Wat van God komt, vraagt geen opsmuk van mensen, is er zelfs wars van. Het komt recht op ons af, zoals wij zijn, en het heft ons op.
Het kan ons eigenlijk niet ontgaan hoe in sommige situaties de omstandigheden en gebeurtenissen als een meesterlijk gelegde legkaart in elkaar passen, om tenslotte gezamenlijk een indrukwekkend beeld te vormen. Dan beseffen wij hoe ver zulke composities boven ons menselijk kunnen uitgaan.
Daarentegen kan het leven ook veel vraagtekens met zich brengen, onbegrijpelijk zijn, en wij moeten over veel geduld kunnen beschikken, willen wij daarin de Leiding van God onderkennen.

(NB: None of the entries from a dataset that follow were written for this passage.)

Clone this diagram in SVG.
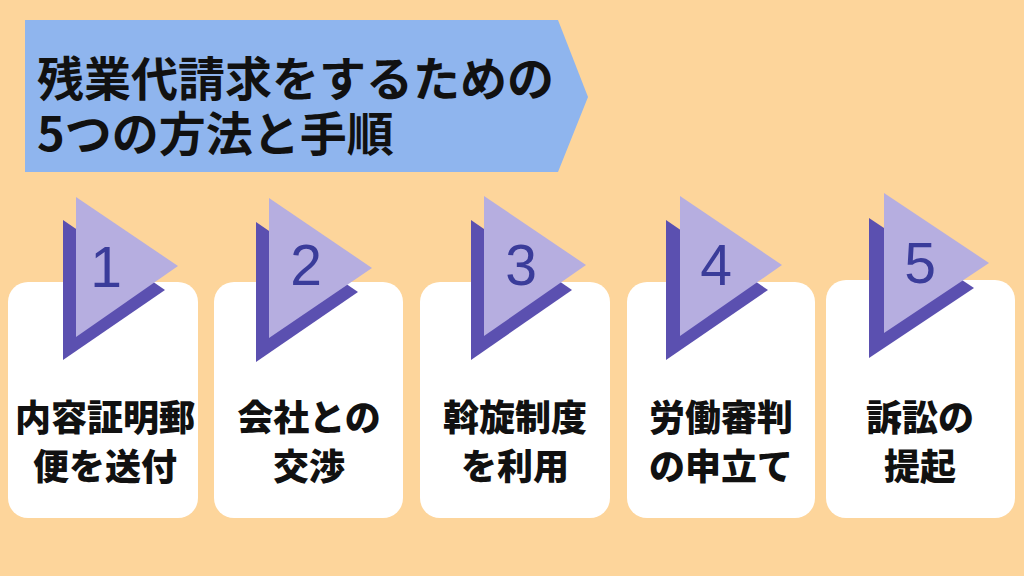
<svg xmlns="http://www.w3.org/2000/svg" width="1024" height="576" viewBox="0 0 1024 576">
<style>
.card{fill:#ffffff}
.dark{fill:#5B50B0}
.light{fill:#B6AEE0}
.num{font-family:"Liberation Sans",Arial,sans-serif;font-size:57px;fill:#3A3C9A;text-anchor:middle}
.lbl{font-family:"Noto Sans CJK JP",sans-serif;font-weight:900;font-size:36px;fill:#111111;text-anchor:middle}
.title{font-family:"Noto Sans CJK JP",sans-serif;font-weight:700;font-size:47px;fill:#111111}
</style>
<rect x="0" y="0" width="1024" height="576" fill="#FDD59B"/>
<g id="title">
<polygon points="25,20 558,20 588,97 558,172 25,172" fill="#8FB5EE"/>
<text class="title" x="37" y="96">残業代請求をするための</text>
<text class="title" x="37" y="151">5つの方法と手順</text>
</g>
<g id="connectors"></g>
<g id="step1">
<rect class="card" x="8" y="282" width="190" height="236" rx="20"/>
<polygon class="dark" points="63,220 63,360 165,290"/>
<polygon class="light" points="76,197 76,337 178,266"/>
<text class="num" x="106" y="287">1</text>
<text class="lbl" x="105" y="431">内容証明郵</text>
<text class="lbl" x="105" y="480">便を送付</text>
</g>
<g id="step2">
<rect class="card" x="214" y="282" width="189" height="236" rx="20"/>
<polygon class="dark" points="256,222 256,362 358,292"/>
<polygon class="light" points="269,198 269,338 372,268"/>
<text class="num" x="306" y="285">2</text>
<text class="lbl" x="309" y="431">会社との</text>
<text class="lbl" x="309" y="480">交渉</text>
</g>
<g id="step3">
<rect class="card" x="420" y="282" width="190" height="236" rx="20"/>
<polygon class="dark" points="471,220 471,360 572,290"/>
<polygon class="light" points="484,196 484,336 586,265"/>
<text class="num" x="521" y="285">3</text>
<text class="lbl" x="515" y="431">斡旋制度</text>
<text class="lbl" x="515" y="480">を利用</text>
</g>
<g id="step4">
<rect class="card" x="627" y="282" width="188" height="236" rx="20"/>
<polygon class="dark" points="666,220 666,360 768,290"/>
<polygon class="light" points="680,196 680,336 782,265"/>
<text class="num" x="716" y="285">4</text>
<text class="lbl" x="721" y="431">労働審判</text>
<text class="lbl" x="721" y="480">の申立て</text>
</g>
<g id="step5">
<rect class="card" x="826" y="280" width="189" height="238" rx="20"/>
<polygon class="dark" points="869,218 869,358 974,288"/>
<polygon class="light" points="884,193 884,333 989,263"/>
<text class="num" x="920" y="283">5</text>
<text class="lbl" x="920" y="431">訴訟の</text>
<text class="lbl" x="920" y="480">提起</text>
</g>
</svg>
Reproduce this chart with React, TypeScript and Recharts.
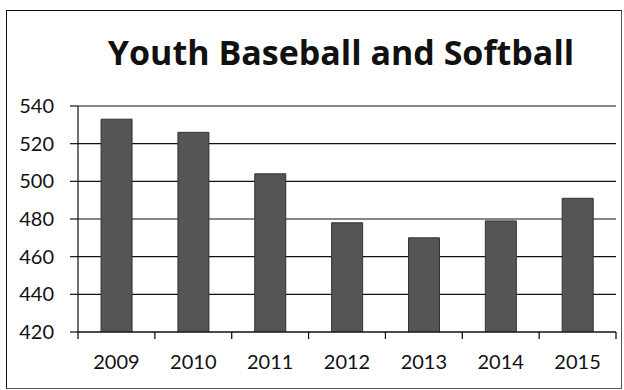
import React from 'react';
import { BarChart, Bar, XAxis, YAxis, CartesianGrid } from 'recharts';

const years = ['2009', '2010', '2011', '2012', '2013', '2014', '2015'];
const participants = [533, 526, 504, 478, 470, 479, 491];
const yTicks = [420, 440, 460, 480, 500, 520, 540];

const data = years.map((y, i) => ({ year: y, value: participants[i] }));

const FONT = 'Lato, "Open Sans", sans-serif';
const TITLE_FONT = '"Open Sans", Lato, sans-serif';

const XTick = (props: any) => {
  const { x, y, payload, index } = props;
  const half = payload && typeof payload.offset === 'number' && payload.offset > 0 ? payload.offset : 538 / 14;
  const axisY = 332;
  return (
    <g>
      <line x1={x - half} x2={x - half} y1={axisY} y2={axisY + 7} stroke="#000" strokeWidth={1.2} />
      {index === years.length - 1 && (
        <line x1={x + half} x2={x + half} y1={axisY} y2={axisY + 7} stroke="#000" strokeWidth={1.2} />
      )}
      <text x={x} y={y} dy="0.71em" textAnchor="middle" fontSize={20} fontFamily={FONT} fill="#111">
        {payload.value}
      </text>
    </g>
  );
};

export default function App() {
  return (
    <div style={{ position: 'absolute', left: 0, top: 0, width: 624, height: 390, background: '#fff' }}>
      <div
        style={{
          position: 'absolute',
          left: 6,
          top: 10,
          width: 614,
          height: 377,
          border: '1.5px solid #111',
          borderRight: '1px solid #555',
          borderBottom: '1px solid #555',
        }}
      />
      <div
        style={{
          position: 'absolute',
          left: 0,
          width: 682,
          top: 29,
          textAlign: 'center',
          fontFamily: TITLE_FONT,
          fontWeight: 700,
          fontSize: 34,
          lineHeight: '46px',
          color: '#111',
          whiteSpace: 'nowrap',
        }}
      >
        Youth Baseball and Softball
      </div>
      <div style={{ position: 'absolute', left: 0, top: 0 }}>
        <BarChart
          width={624}
          height={390}
          data={data}
          margin={{ top: 106, right: 8, left: 0, bottom: 0 }}
          barCategoryGap="30%"
        >
          <CartesianGrid vertical={false} stroke="#111" strokeWidth={1.2} strokeDasharray="" />
          <XAxis
            dataKey="year"
            height={58}
            axisLine={{ stroke: '#111', strokeWidth: 1.2 }}
            tickLine={false}
            tickMargin={23}
            tickSize={0}
            tick={<XTick />}
            interval={0}
          />
          <YAxis
            width={78}
            domain={[420, 540]}
            ticks={yTicks}
            interval={0}
            allowDataOverflow
            axisLine={{ stroke: '#111', strokeWidth: 1.2 }}
            tickLine={{ stroke: '#111', strokeWidth: 1.2 }}
            tickSize={8}
            tickMargin={16}
            tick={{ fontSize: 20, fontFamily: FONT, fill: '#111' }}
          />
          <Bar dataKey="value" fill="#555" stroke="#333" strokeWidth={1} isAnimationActive={false} />
        </BarChart>
      </div>
    </div>
  );
}
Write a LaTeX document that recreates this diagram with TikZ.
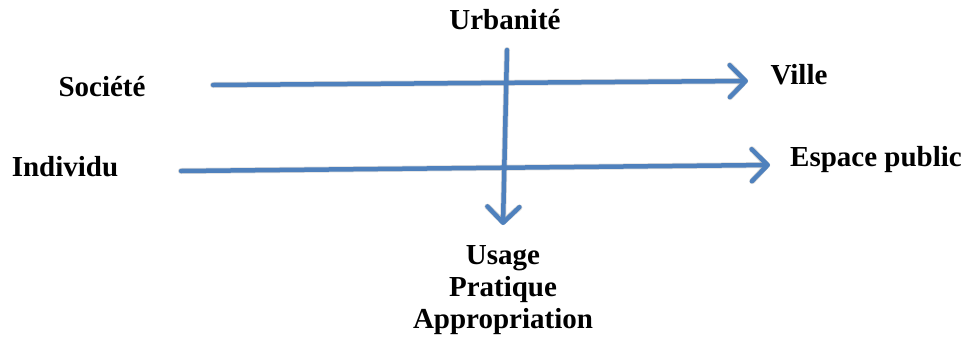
\documentclass[tikz,border=0pt]{standalone}
\usepackage{fontspec}
\setmainfont{Liberation Serif}
\usetikzlibrary{arrows.meta}
\definecolor{arrblue}{HTML}{4F81BD}
\begin{document}
\begin{tikzpicture}[x=1pt,y=-1pt,
  lbl/.style={font=\fontsize{29}{33}\selectfont\bfseries, inner sep=0pt, align=center},
  arr/.style={draw=arrblue, line width=4.5pt, line cap=round, line join=round,
    -{Straight Barb[length=16pt,width=32pt,line cap=round,line join=round]}},
  shad/.style={draw=black, opacity=0.15, line width=6pt, line cap=round, line join=round,
    -{Straight Barb[length=15pt,width=32pt,line cap=round,line join=round]}}]
\useasboundingbox (0,0) rectangle (965,338);
\node[lbl] (soc) at (102,87) {Société};
\node[lbl] (ind) at (65,167) {Individu};
\node[lbl] (urb) at (505,20) {Urbanité};
\node[lbl] (vil) at (799,75) {Ville};
\node[lbl] (esp) at (876,160) {Espace public};
\node[lbl, align=center] (usa) at (503,290) {Usage\\[-1pt]Pratique\\[-1pt]Appropriation};
\coordinate (s1) at (213,85);
\coordinate (s2) at (748,81);
\coordinate (i1) at (181,171);
\coordinate (i2) at (770,165);
\coordinate (u1) at (507,50);
\coordinate (u2) at (503,225);
\begin{scope}[shift={(2,4)}]
\draw[shad] (s1) -- (s2);
\draw[shad] (i1) -- (i2);
\draw[shad] (u1) -- (u2);
\end{scope}
\draw[arr] (s1) -- (s2);
\draw[arr] (i1) -- (i2);
\draw[arr] (u1) -- (u2);
\end{tikzpicture}
\end{document}
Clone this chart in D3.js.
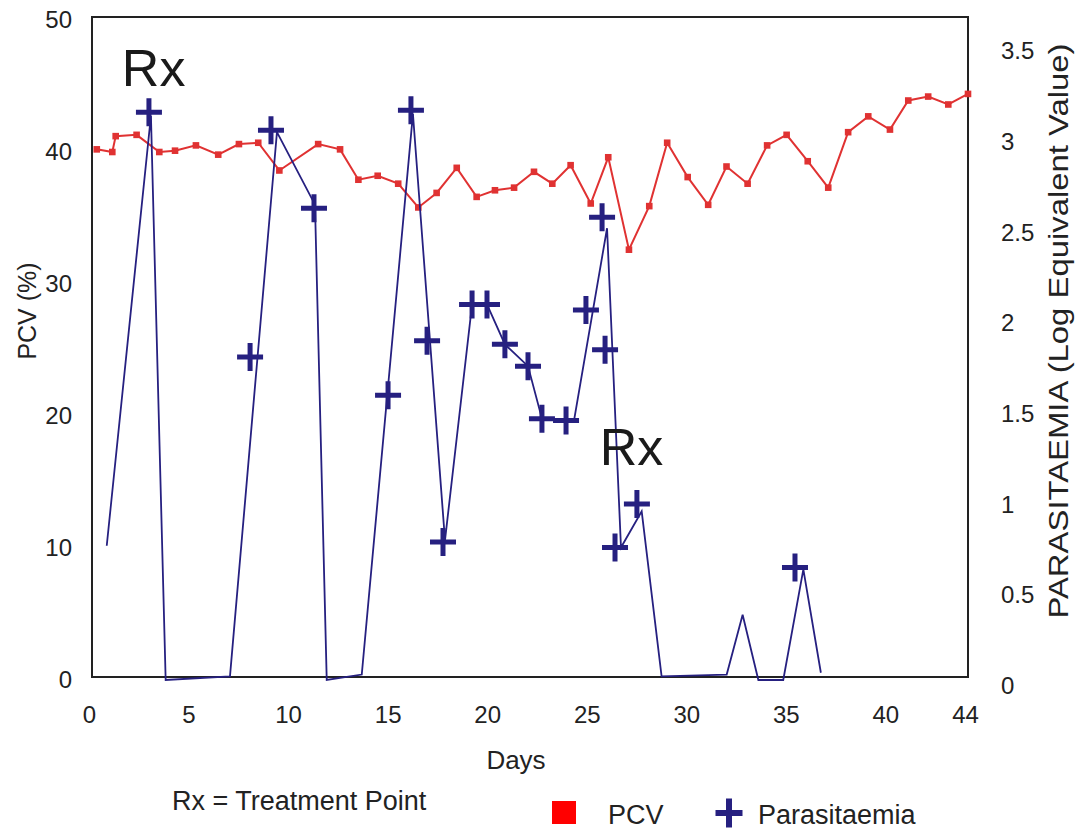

Ik voor mij ben ervan overtuigd, dat deze, zij het voor ons verborgen, bij de lotsbepaling zowel van volken als van de enkele mens nimmer ontbreekt.
Deze onnaspeurlijkheid van God behoeft ons niet te verwonderen, zolang, ik herhaal het, onze geesten besloten zijn in aarden vaten. In de grote lijn echter, namelijk als wij ons het gehele beeld voor de geest roepen, kunnen wij die Leiding vinden en volgen. Wie Christus' Leiding ontdekt heeft, leert haar steeds meer en duidelijker onderkennen.
Gelijk in de natuur alles een ontwikkelingsgang heeft en uitgroeit, zo ging en gaat het ook wat mij betreft bij het mij bewust worden van de hogere Leiding in mijn leven. Dit bewustzijn nam tenslotte mijn hele persoon in beslag en beheerste mijn daden. Ik mocht er kracht uit putten en wijsheid voor de vervulling van mijn taak en mijn roeping tegenover mijn landgenoten.